Table: Performance Summary Across Benchmarks
Benchmark | Evaluation Task | Perch 2.0 Metric (Best) | Prior Best |
---|---|---|---|
BirdSet | ROC-AUC (multiple) | >0.90 | <0.90 |
BirdSet | cmAP | State-of-the-art | Lower |
BEANS | Lin. probe accuracy | Highest | Lower |
Marine Transfer | ROC-AUC, AP | Up to 0.977 | Lower |
Numerical details and per-dataset breakdowns are available in the full results tables in the original manuscript.
5. Model Compactness and Practicality
Perch 2.0 is constructed using an EfficientNet-B3 backbone, resulting in a model size of 12M parameters, making it deployable on consumer-grade hardware. The architecture enables fast inference and flexible embedding utilities (clustering, nearest-neighbor search, or linear probing) without fine-tuning. The embedding’s linear separability is consistently verified empirically via transfer and few-shot tasks.
6. Broader Methodological Implications
The design choices in Perch 2.0 articulate several broader lessons for bioacoustic representation learning:
- Fine-grained supervised classification is empirically a highly robust pre-training target for audio models in dynamic and heterogeneous environments.
- Prototyped soft-label self-distillation effectively refines class boundaries in fine-grained label spaces.
- Auxiliary source-prediction with large output spaces serves as a useful proxy for generating robust, generalizable embeddings.
- Multi-target generalized mixup equips models to natively solve multi-label and polyphonic tasks without bespoke handling at inference or annotation time.
This suggests that, for bioacoustic tasks and potentially for other ecological audio domains, well-calibrated supervised learning approaches with biologically relevant targets can deliver higher quality, more versatile embeddings than prevailing self-supervised/pseudo-task methods.
7. Applications and Impact in Bioacoustics
Perch 2.0’s primary use cases include large-scale species monitoring, biodiversity surveys, conservation work, and bioacoustic research requiring robust differentiation among thousands of taxa. The model’s generalization ensures applicability in both terrestrial and marine domains, supporting transfer or agile modeling in field deployments where available training data are scarce.

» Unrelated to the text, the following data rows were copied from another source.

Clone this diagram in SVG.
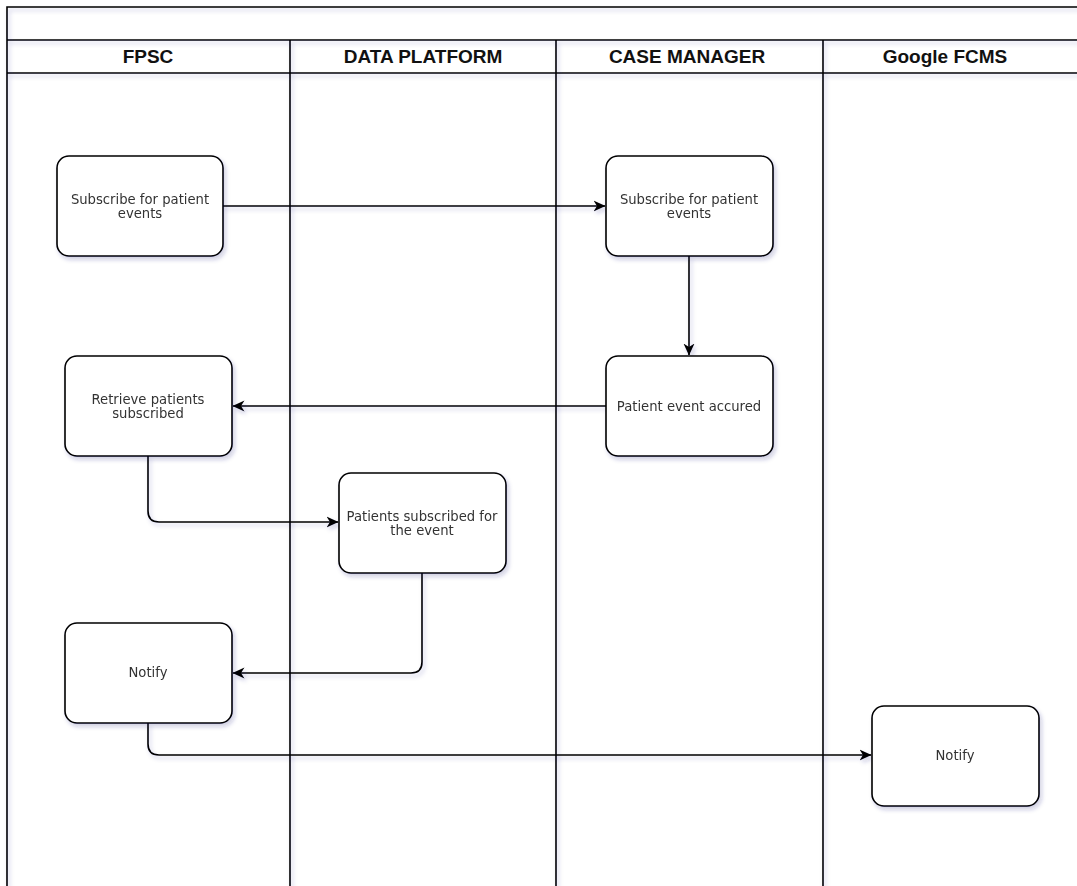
<svg xmlns="http://www.w3.org/2000/svg" width="1077" height="886" viewBox="0 0 1077 886">
<style>
.lane{fill:none;stroke:#000;stroke-width:1.6}
.hdr{font-family:"Liberation Sans",Arial,sans-serif;font-weight:bold;font-size:19px;fill:#111;text-anchor:middle}
.box{fill:#fff;stroke:#000;stroke-width:1.6}
.lbl{font-family:"DejaVu Sans",Verdana,sans-serif;font-size:13.2px;fill:#333;text-anchor:middle}
.edge{fill:none;stroke:#000;stroke-width:1.6}
</style>
<defs>
<filter id="sh" x="-20%" y="-20%" width="140%" height="140%">
<feDropShadow dx="2" dy="3" stdDeviation="2" flood-color="#2a2a78" flood-opacity="0.22"/>
</filter>
<marker id="arr" viewBox="0 0 12 12" refX="11.5" refY="6" markerWidth="12" markerHeight="12" markerUnits="userSpaceOnUse" orient="auto">
<path d="M0,0.5 L12,6 L0,11.5 L3.5,6 Z" fill="#000"/>
</marker>
</defs>
<rect width="1077" height="886" fill="#fff"/>
<g id="pool" filter="url(#sh)">
<path class="lane" d="M1090,7 H7 V900"/>
<path class="lane" d="M7,40 H1090"/>
<path class="lane" d="M7,73 H1090"/>
<path class="lane" d="M290,40 V900"/>
<path class="lane" d="M556,40 V900"/>
<path class="lane" d="M823,40 V900"/>
</g>
<g id="headers">
<text class="hdr" x="148" y="63">FPSC</text>
<text class="hdr" x="423" y="63">DATA PLATFORM</text>
<text class="hdr" x="687" y="63">CASE MANAGER</text>
<text class="hdr" x="945" y="63">Google FCMS</text>
</g>
<g id="connectors" filter="url(#sh)">
<path class="edge" d="M222,206 H605" marker-end="url(#arr)"/>
<path class="edge" d="M689,256 V355" marker-end="url(#arr)"/>
<path class="edge" d="M606,406 H233" marker-end="url(#arr)"/>
<path class="edge" d="M148,456 V511 Q148,522 159,522 H338" marker-end="url(#arr)"/>
<path class="edge" d="M422,573 V662 Q422,673 411,673 H233" marker-end="url(#arr)"/>
<path class="edge" d="M148,723 V744 Q148,755 159,755 H871" marker-end="url(#arr)"/>
</g>
<g id="n1" filter="url(#sh)">
<rect class="box" x="57" y="156" width="166" height="100" rx="12"/>
<text class="lbl" x="140" y="204">Subscribe for patient</text>
<text class="lbl" x="140" y="218">events</text>
</g>
<g id="n2" filter="url(#sh)">
<rect class="box" x="606" y="156" width="167" height="100" rx="12"/>
<text class="lbl" x="689" y="204">Subscribe for patient</text>
<text class="lbl" x="689" y="218">events</text>
</g>
<g id="n3" filter="url(#sh)">
<rect class="box" x="606" y="356" width="167" height="100" rx="12"/>
<text class="lbl" x="689" y="411">Patient event accured</text>
</g>
<g id="n4" filter="url(#sh)">
<rect class="box" x="65" y="356" width="167" height="100" rx="12"/>
<text class="lbl" x="148" y="404">Retrieve patients</text>
<text class="lbl" x="148" y="418">subscribed</text>
</g>
<g id="n5" filter="url(#sh)">
<rect class="box" x="339" y="473" width="167" height="100" rx="12"/>
<text class="lbl" x="422" y="521">Patients subscribed for</text>
<text class="lbl" x="422" y="535">the event</text>
</g>
<g id="n6" filter="url(#sh)">
<rect class="box" x="65" y="623" width="167" height="100" rx="12"/>
<text class="lbl" x="148" y="677">Notify</text>
</g>
<g id="n7" filter="url(#sh)">
<rect class="box" x="872" y="706" width="167" height="100" rx="12"/>
<text class="lbl" x="955" y="760">Notify</text>
</g>
</svg>
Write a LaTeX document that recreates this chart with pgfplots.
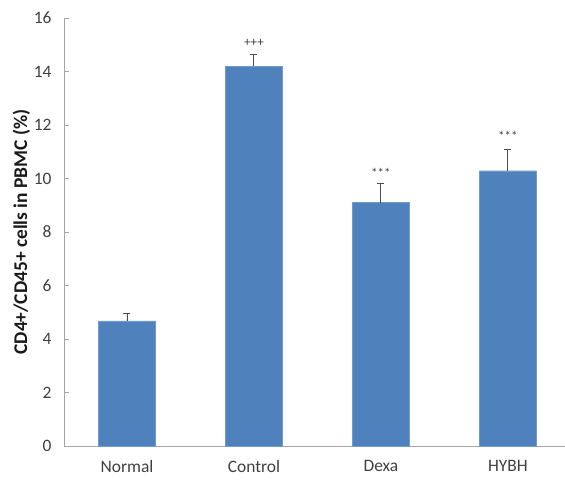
\documentclass[border=0pt]{standalone}
\usepackage{pgfplots}
\pgfplotsset{compat=1.18}
\usepackage{fontspec}
\setmainfont{Carlito}
\definecolor{barblue}{HTML}{4F81BD}
\definecolor{axgray}{HTML}{A6A6A6}
\definecolor{txt}{HTML}{404040}
\begin{document}
\begin{tikzpicture}
\begin{axis}[
  scale only axis, width=501bp, height=428bp,
  xmin=-0.496, xmax=3.45, ymin=0, ymax=16,
  axis x line=bottom, axis y line=left,
  axis line style={axgray, line width=0.8pt, -},
  ytick={0,2,...,16},
  ytick style={axgray, line width=0.8pt},
  major tick length=5bp,
  tick align=inside,
  xtick={0,1,2,3},
  xticklabels={Normal,Control,Dexa,HYBH},
  x tick style={draw=none},
  extra x ticks={0.5,1.5,2.5},
  extra x tick labels={},
  extra x tick style={tick style={axgray, line width=0.8pt, draw=axgray}, major tick length=5bp},
  /pgf/number format/assume math mode=true,
  ticklabel style={font=\fontsize{17.5}{20}\selectfont, text=txt},
  yticklabel style={xshift=-9bp},
  xticklabel style={yshift=-11bp},
  ylabel={\textbf{CD4+/CD45+ cells in PBMC (\%)}},
  ylabel style={font=\fontsize{19.5}{22}\selectfont, text=black!90},
  ylabel shift=-3bp,
  clip=false,
]
\addplot[ybar, bar width=57bp, fill=barblue, draw=barblue!80!white,
  error bars/.cd, y dir=plus, y explicit,
  error bar style={black!70, line width=0.9pt},
  error mark options={rotate=90, mark size=3.5bp, black!70, line width=0.9pt}]
  table[x=x, y=y, y error=e] {
x y e
0 4.68 0.29
1 14.2 0.42
2 9.1 0.72
3 10.29 0.78
};
\addplot[only marks, mark=none, nodes near coords, point meta=explicit symbolic,
  every node near coord/.style={font=\fontsize{13}{14}\selectfont, text=black!75, anchor=center}]
  table[x=x, y=y, meta=t] {
x y t
1 15.05 +++
2 10.22 ***
3 11.6 ***
};
\coordinate (sw) at (rel axis cs:0,0);
\coordinate (ne) at (rel axis cs:1,1);
\end{axis}
\pgfresetboundingbox
\path[use as bounding box] ([shift={(-64bp,-42bp)}]sw) rectangle ([shift={(0bp,18bp)}]ne);
\end{tikzpicture}
\end{document}
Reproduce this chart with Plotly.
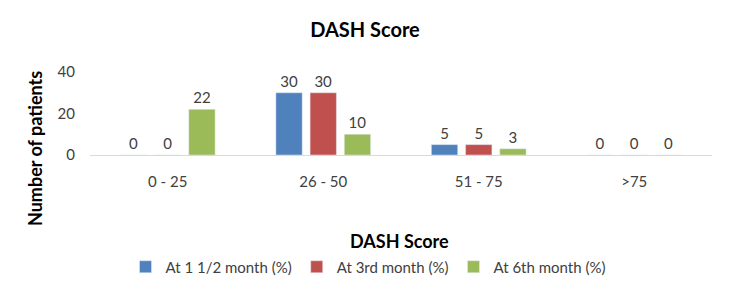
import plotly.graph_objects as go

categories = ["0 - 25", "26 - 50", "51 - 75", ">75"]
series_names = ["At 1 1/2 month (%)", "At 3rd month (%)", "At 6th month (%)"]
month_1_5 = [0, 30, 5, 0]
month_3 = [0, 30, 5, 0]
month_6 = [22, 10, 3, 0]
colors = ["#4F81BD", "#C0504D", "#9BBB59"]

FONT = "Lato, 'Open Sans', sans-serif"
W, H = 724, 283  # page has 8px body margin

fig = go.Figure()
for name, vals, col in zip(series_names, [month_1_5, month_3, month_6], colors):
    fig.add_trace(go.Bar(
        x=categories, y=vals, name=name, marker_color=col,
        text=[str(v) for v in vals], textposition="outside", cliponaxis=False,
        textfont=dict(size=15, color="#404040", family=FONT),
    ))

L, R, T, B = 82, 20, 64, 136
pw, ph = W - L - R, H - T - B

fig.update_layout(
    width=W, height=H,
    margin=dict(l=L, r=R, t=T, b=B),
    paper_bgcolor="white", plot_bgcolor="white",
    barmode="group", bargap=0.34, bargroupgap=0.23,
    font=dict(family=FONT, color="#595959", size=15),
    title=dict(text="<b>DASH Score</b>", x=357 / W, xref="container", xanchor="center",
               y=1 - 22 / H, yref="container", yanchor="middle",
               font=dict(size=20, color="#000000", family=FONT)),
    showlegend=True,
    legend=dict(orientation="h", xref="container", yref="container", x=360 / W, xanchor="center",
                y=(H - 259) / H, yanchor="middle",
                font=dict(size=15, color="#404040", family=FONT),
                itemwidth=30, traceorder="normal"),
    xaxis=dict(showline=True, linecolor="#D9D9D9", linewidth=1, ticks="",
               tickfont=dict(size=15, color="#404040"), showgrid=False,
               ticklabelstandoff=13),
    yaxis=dict(range=[0, 40], tickvals=[0, 20, 40], showgrid=False, zeroline=False,
               showline=False, tickfont=dict(size=15, color="#404040"),
               ticklabelstandoff=14),
    annotations=[
        dict(text="<b>Number of patients</b>", textangle=-90, xref="paper", yref="paper",
             x=(27 - L) / pw, y=(147 - 141) / ph, xanchor="center", yanchor="middle",
             showarrow=False, font=dict(size=18, color="#000000", family=FONT)),
        dict(text="<b>DASH Score</b>", xref="paper", yref="paper",
             x=(391 - L) / pw, y=-(233 - 147) / ph, xanchor="center", yanchor="middle",
             showarrow=False, font=dict(size=18, color="#000000", family=FONT)),
    ],
)

fig.write_html("out.html")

A plausible implication is that biodiversity monitoring organizations and research groups could utilize Perch 2.0 as a universal feature extractor for both classification and exploratory tasks, consolidating previous domain-specific tools into a more unified framework for cross-context audio analysis.
Perch 2.0 exemplifies a modern approach to bioacoustic modeling, harnessing large multi-taxa supervision, self-distillation via prototypes, auxiliary discriminative pretext tasks, and sophisticated data augmentation to achieve outstanding generalization and embedding quality. Its benchmark performance and surprising transfer capabilities redefine architectural and methodological best practices for automated acoustic analysis in ecology and conservation science (Merriënboer et al., 6 Aug 2025).